Just be honest with what you are. If your dating your gf/bf, if youve asked your partner to marry you then your engaged (it would be wise to have a set date), etc. In every country even LGBT couples can figure out someway of being together, though it might not be an ideal scenario, nor is it likely to be cheap, but where theres coin theres a way.

THE BAD:

There are ITs that got married solely so that they could go to recruiting as a couple. It worked and they divorced after the first year of their two year contract. I would represent yourselves however you need too. If you need to be a couple to get the BKK fair invite your a couple. If an IS has vacancies for the two of you, youre a married couple.
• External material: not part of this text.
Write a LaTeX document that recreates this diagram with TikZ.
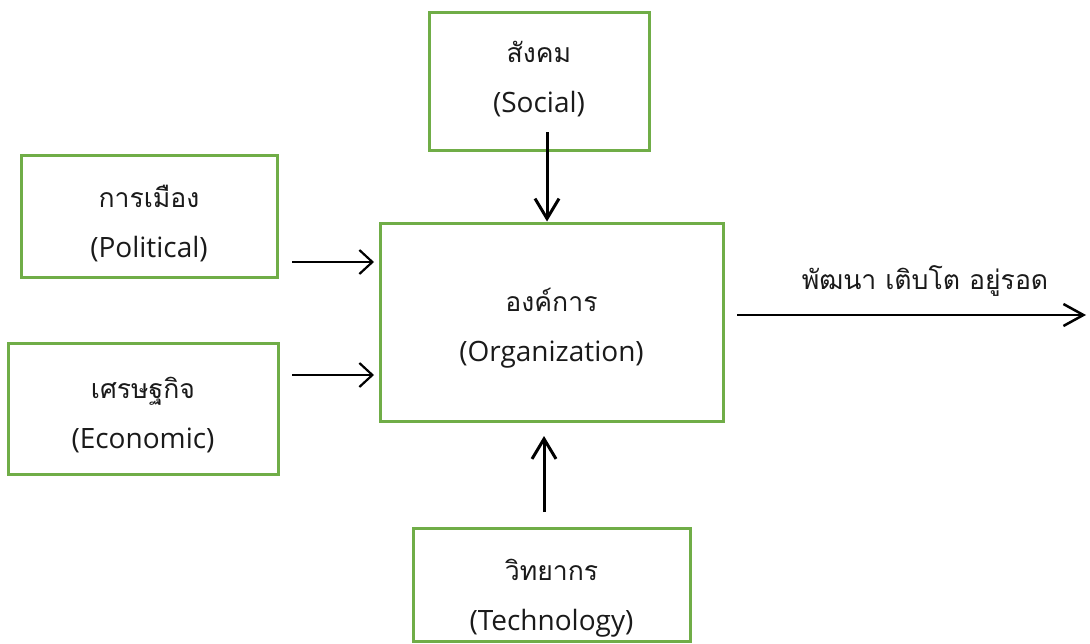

If theres just a vacancy for one of you, your a single.
If need be you can always get married later to meet the contract requirements.

THE UGLY:

Same as the bad, except instead of getting married you can just get a marriage license, and alter it to look like a marriage certificate or create/download a fake marriage certificate. No ones going to look and if they do there are a lot of explanations for why it wasnt recorded or cant be found.

@SJ

No i dont know that, do you have any research to show that male ITs dont WANT to teach primary over secondary with all other factors being equal? Im sure their are a number of factors that account for the demographics of male/female and primary/secondary ITs, many of those factors influence preference, but "want" separate from any other motivation, I dont see.

No that wouldnt be sexist at all, no more than any other action to increase popularity and enrollment of a class of people in an under represented profession. It would be more sexist to continue to promote the traditional gender approaches to teacher training as it is.